To use my favorite hypothetical, my closed golf club, let's look at the possibilities for reestablishing the business and a possible reopening:

Strengths

  • Close proximity to large potential customer base. Course is embedded in community of approximately 1000 homes.
  • Apparent willingness of current owner to enter into a lease agreement with new management.

Weaknesses

  • Little interest by outside individual or groups to purchase or lease premises and reopen as a golf or country club.
  • Two large mortgages ...mortgage debt far exceeds the value of the property.
  • Facilities / infrastructure in total disrepair ...greens, fairways, bunkers, practice areas, club house and other building structures at end of useful life.
  • Most recent management / ownership allowed club facilities to deteriorate and, consequently was responsible for large membership and per round play decline. Major hurdle to reclaim lost members, rebuild facilities and reputation of club to attract members and daily customers.
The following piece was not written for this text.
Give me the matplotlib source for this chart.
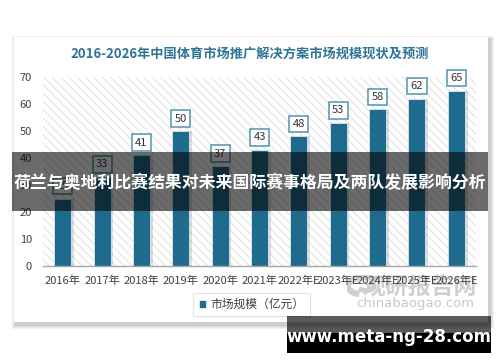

  • Maintenance equipment, pumps, sprinkler system well past end of life.
  • Left-over management and pro staff seen by many as detrimental to any recovery of the business in current form. Requires a complete restaffing, top to bottom.
  • If the club was to reopen in current condition, it would be well below the playing conditions, at the bottom when compared to the other golf clubs within the market area.

Opportunities

  • Sell to willing buyer who reopens the club in its current form but with all facilities modernized, new equipment bought (and where applicable) installed. Employ new management and staff. Incorporate a fee structure that maximizes membership, per round and tournament play from the relevant market area.
  • Split the club property into three or more entities.
    • The pool, tennis courts and office space by the pool split from club and offered to the Home Owners Association and/or a business person who will provide as community service or lease to HOA for use as a community recreation destination.
    • The club house, offer this space to the caterer as an events hall. Alternatively, offer to HOA as a community center. If neither is viable, demolish the building.
    • Hold the golf course as a separate entity. If club house and pool have changed ownership, lease parking and golf cart storage for the short term.
    • In the short term erect a small hut or rent small house trailer for (non-merchandise) pro shop.
    • Longer term, build a new (smaller) golf club house, sports bar, golf cart garage.

Threats

  • Other golf courses in market area have upgraded facilities or have upgrades in plans.
  • Hostility of former members ...long memory cycle to overcome.
  • Other clubs actively recruiting from old member base.
  • Lack of funding to purchase, to upgrade, to reopen.
  • Economy is limiting number of member candidates; shrinking the applicable market area (gasoline prices).
  • Aging population, golf loosing its luster in the younger set. Need fewer golf clubs to satisfy emerging golfer community.
  • Changed interests, values. Many organized sports, other activities supplanting golf as a recreational / family option.

Golf and golf clubs may very well be the dinosaurs of current-day America. Whether or not a golf business can be established or reestablished in this environment is very problematic. Personally, I would not invest(?) my money into a golf club.

Certainly, I would not do it without the expectation that anything invested is more likely to be lost than any potential profit gained.